As they drop, they travel back in time.
Thirty metres down and they reach ice formed from snow
that fell 10,000 years ago, in the last ice age.
When this lake drained and the plug got pulled,
and the whole lot flushed down through here,
this ice sheet, it rose by a metre
as that water accessed the bed and force-jacked up the ice sheet.
So, we know that the water in this whole plumbing cavity system down here,
we know that shoots straight through the ice
and actually hits the bed of the ice sheet.
We've hit the water! I can see the water now.
Great.
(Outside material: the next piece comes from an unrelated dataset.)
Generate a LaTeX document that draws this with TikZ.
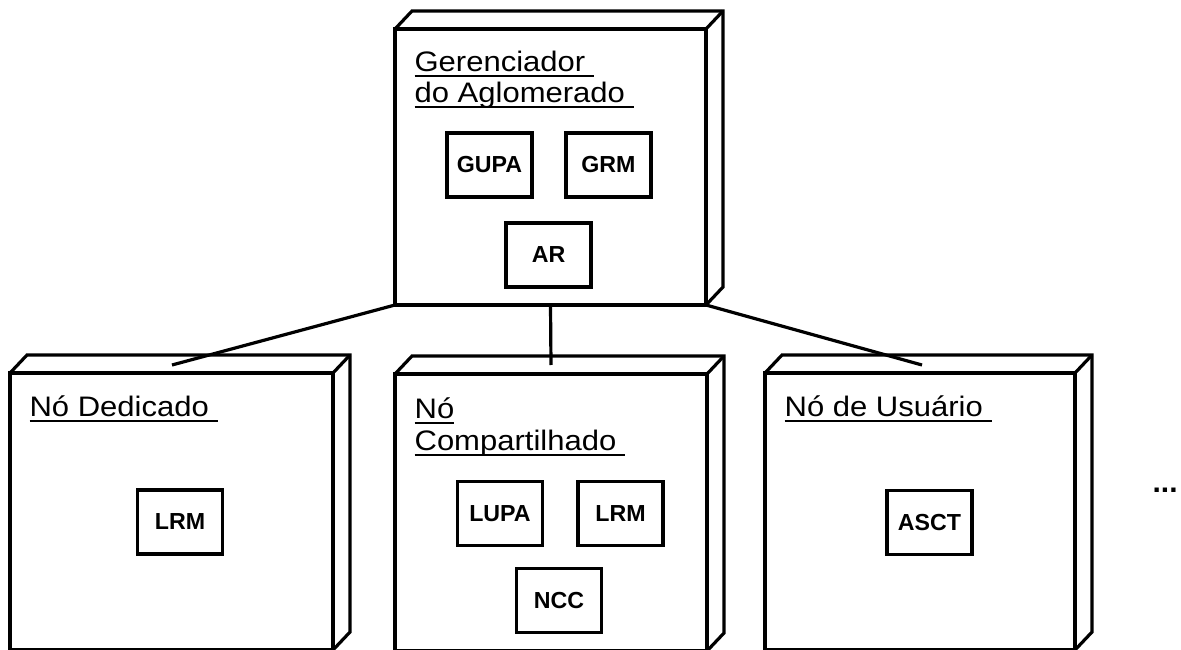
\documentclass[tikz,border=0pt]{standalone}
\usepackage{fontspec}
\setmainfont[FakeStretch=1.1]{Liberation Sans}
\newfontfamily\compfont{Liberation Sans}
\usetikzlibrary{calc}
\newcommand\myul[1]{\setbox0\hbox{#1}\rlap{\rule[-5.5pt]{\wd0}{1.7pt}}\box0}
\newcommand\cubesides[1]{\draw[line join=miter] (#1.north west) -- ++(17,-18) -| ($(#1.south east)+(17,-18)$) -- (#1.south east);
  \draw (#1.north east) -- ++(17,-18);}
\begin{document}
\begin{tikzpicture}[x=1pt,y=-1pt, line width=3.2pt,
  face/.style={draw, rectangle, inner sep=0pt, outer sep=0pt},
  comp/.style={draw, rectangle, minimum width=85pt, minimum height=64pt, inner sep=0pt, font=\compfont\fontsize{23.2}{26}\selectfont\bfseries},
  title/.style={anchor=base west, inner sep=0pt, font=\fontsize{28.2}{31}\selectfont},
  conn/.style={line width=3.2pt}]
\useasboundingbox (0,0) rectangle (1181,650);
% front faces
\node[face, minimum width=311pt, minimum height=276pt] (ger) at (550.5,167) {};
\node[face, minimum width=323pt, minimum height=277pt] (ded) at (171.5,511.5) {};
\node[face, minimum width=312pt, minimum height=277pt] (com) at (551,512.5) {};
\node[face, minimum width=310pt, minimum height=277pt] (usu) at (920,511.5) {};
\cubesides{ger}
\cubesides{ded}
\cubesides{com}
\cubesides{usu}
% connector ends on top faces
\coordinate (cded) at ($(ded.north)+(0.5,-8)$);
\coordinate (ccom) at ($(com.north)+(0,-9)$);
\coordinate (cusu) at ($(usu.north)+(2,-8)$);
\draw[conn] (ger.south west) -- (cded);
\draw[conn] (ger.south) -- (ccom);
\draw[conn] (ger.south east) -- (cusu);
% titles
\node[title] (tger) at (413,71.7) {\vtop{\baselineskip=31pt\hbox{\myul{Gerenciador\ }}\hbox{\myul{do Aglomerado\ }}}};
\node[title] (tded) at (28,416.5) {\myul{Nó Dedicado\ }};
\node[title] (tcom) at (413,418.5) {\vtop{\baselineskip=31.5pt\hbox{\myul{Nó}}\hbox{\myul{Compartilhado\ }}}};
\node[title] (tusu) at (783,416.5) {\myul{Nó de Usuário\ }};
% components
\node[comp] (gupa) at (489.5,165) {GUPA};
\node[comp] (grm) at (608.5,165) {GRM};
\node[comp] (ar) at (548.5,255) {AR};
\node[comp] (lrma) at (180,522) {LRM};
\node[comp] (lupa) at (500,513.5) {LUPA};
\node[comp] (lrmb) at (620.5,513.5) {LRM};
\node[comp] (ncc) at (559,600.5) {NCC};
\node[comp] (asct) at (929.5,522.5) {ASCT};
\node[title, font=\compfont\fontsize{30}{31}\selectfont\bfseries] (dots) at (1151,492) {...};
\end{tikzpicture}
\end{document}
Nice work!
ATTENBOROUGH: This daring experiment
is measuring how the water flowing under the ice sheet
affects the speed with which the glaciers flow from it down to the sea.
The theory is that the water is acting as a lubricant,
so the more water there is, the faster the glacier flows.
To the naked eye, glaciers don't appear to move at all.
But move they do.
These unique time-lapse images were captured over the last four years.
Through long observations, we now know that Greenland's ice
is flowing down to the sea twice as quickly as it was 20 years ago.
The speed of the glaciers affects our sea levels,
because when they reach the water, they break apart into icebergs.
Occasionally, a real mega-berg is born.
This is the Store Glacier in May 2010.
Seventy-five million tonnes of ice
that had been sitting on land for thousands of years has broken away.
Events like this have become increasingly common
as Greenland's glaciers flow faster into the sea.
Every single one of these icebergs raises the sea level a small amount.
Scientists monitoring the ice sheet
predict that Greenland might add as much as a half metre
to world sea levels by the end of the century,
enough to swamp many of the world's low-lying islands.
99% of the Arctic's freshwater ice is in Greenland.
It's a staggeringly big ice sheet but it's just a drop in the ocean
compared to that at the southern end of our planet.